The demonstrations that erupted after grand juries in Missouri and New York declined to indict white police officers in the deaths of Michael Brown and Eric Garner reflect problems "not just with the police but the entire apparatus we call our system of criminal justice," Jeremy Travis, president of John Jay College of Criminal Justice, and Bruce Western of Harvard's Kennedy School, write for the Boston Globe. "The long arm of the justice system now reaches deep into poor communities of color in ways never before seen in our nation’s history," Travis and Western say, adding that, "The excessive use of stop-and-frisk, increased numbers of misdemeanor arrests, and gratuitous citations for minor infractions heightened tensions between the police and the people. This chilly relationship between the police and community, especially young minority men, added fuel to the recent protests."
The odds that an African-American male high school dropout will go to prison by age 35 have increased to 68 percent, Travis and Western write. A report of the National Research Council that they edited concludes that the vast expansion of prisons has likely had only a modest impact on crime. They say that, "Although we have learned important lessons about how to reduce crime, including through smart policing, a historic expansion of the criminal justice system in poor minority communities is not on the list." What Travis and Western call hyper-punitive criminal justice policies have flourished while crime rates are at historic lows. Residents of African-American communities, they ask, "must be wondering, “Where is the peace dividend? When will the heavy hand of the justice system be lifted in recognition of the new levels of public safety in our neighborhoods? When will society invest in proven crime prevention strategies that do not cause so much harm?"

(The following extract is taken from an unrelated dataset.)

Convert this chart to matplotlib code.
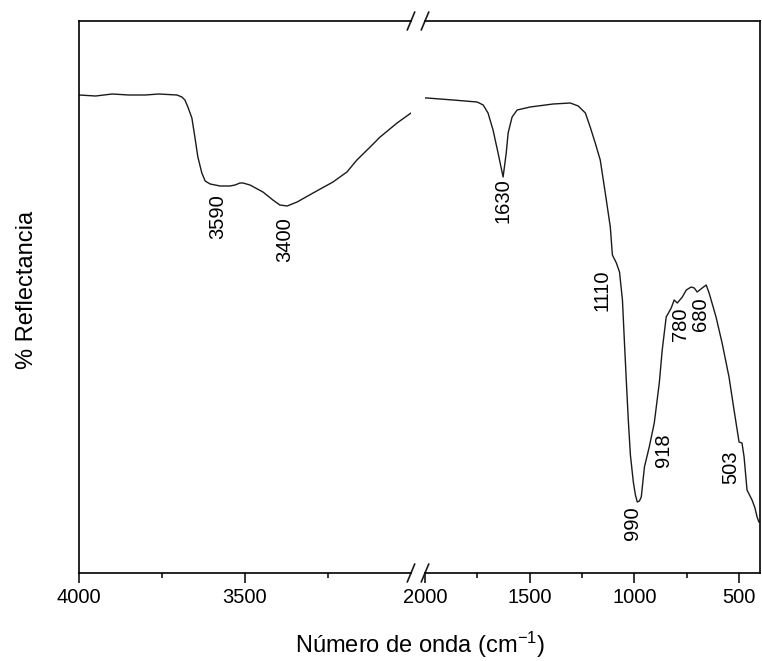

Missouri Attorney General Chris Koster has sued 13 municipalities in St. Louis County, accusing them of violating a state law limiting profits that cities can take from traffic cases, the St. Louis Post-Dispatch reports. The law caps traffic court income at 30 percent of a municipality’s general operating revenue and requires that any excess be sent to the state for education. Municipal courts are required to send detailed financial information to the state auditor for tracking.
Koster said he found a “pattern of noncompliance” in those financial statements. He said more cities could be added after December, when more cities’ financial reports will be filed. He said it wasn’t clear whose job it is to prosecute violators. Several of the municipalities shot back, saying Koster unfairly judged them for failing to report traffic fine data before the law required them to. Some criticized him for filing suit without knowing whether they had actually exceeded the cap, or contacting them with questions first. The issue of towns' financing their operations by relying on fine and court fees has been in the news since protests erupted after the shooting of Michael Brown in Ferguson on Aug. 9
A Philadelphia Fire Department paramedic has apologized for posting on Instagram a photo of two black men pointing handguns at a white police officer with the caption: "Our real enemy." The Philadelphia Inquirer says paramedic Marcell Salters said, "need 2 stop pointing guns at each other & at the ones that's legally killing innocents." Mayor Michael Nutter condemned the post "in the strongest possible terms," calling it "reprehensible." "We celebrate the exercise of our First Amendment right to expression," he said, "but there are clear limits, and this posting went far beyond standards of decency. Inflammatory speech or behavior like this is simply irresponsible and could potentially incite others to inappropriate actions."
Salters said on Facebook, "That post was out of anger of what is going on around the world," mentioning the deaths of Michael Brown and Eric Garner, black men who died at the hands of white police officers, along with his own experiences with police. The image he posted is from a music video for a song by the rappers Uncle Murda and Maino called "Hands Up," which the men wrote after the deaths of Brown and Garner. Salters said his post was not meant to hurt anyone, including the police, whom he called his "brothers in blue." Yet in a since-deleted Facebook comment Salters said he "never did or will like police."
Nebraska and Oklahoma have asked the U.S. Supreme Court to close a “dangerous gap” in federal drug enforcement by making marijuana illegal again in Colorado, the Omaha World-Herald reports. Attorneys General Jon Bruning of Nebraska and Scott Pruitt of Oklahoma took the extraordinary step of suing another state when they asked the Supreme Court yesterday to settle an important question: How can Colorado circumvent federal law that bans the cultivation, trafficking and possession of marijuana?
The lawsuit will be closely watched by groups with interest in law enforcement, drug legalization and states’ rights, who say the case marks the first time the justices have been petitioned to directly decide a marijuana dispute between bordering states. Bruning said Colorado’s voter-approved pot laws violate the U.S. Constitution, which says the federal government decides which drugs are legal and which are illicit. When the highly potent pot grown and sold in Colorado rolls across the border, Nebraska’s criminal justice system feels the effect. “This contraband has been heavily trafficked into our state,” Bruning said. “While Colorado reaps millions from the production and sale of pot, Nebraska taxpayers have to bear the cost.”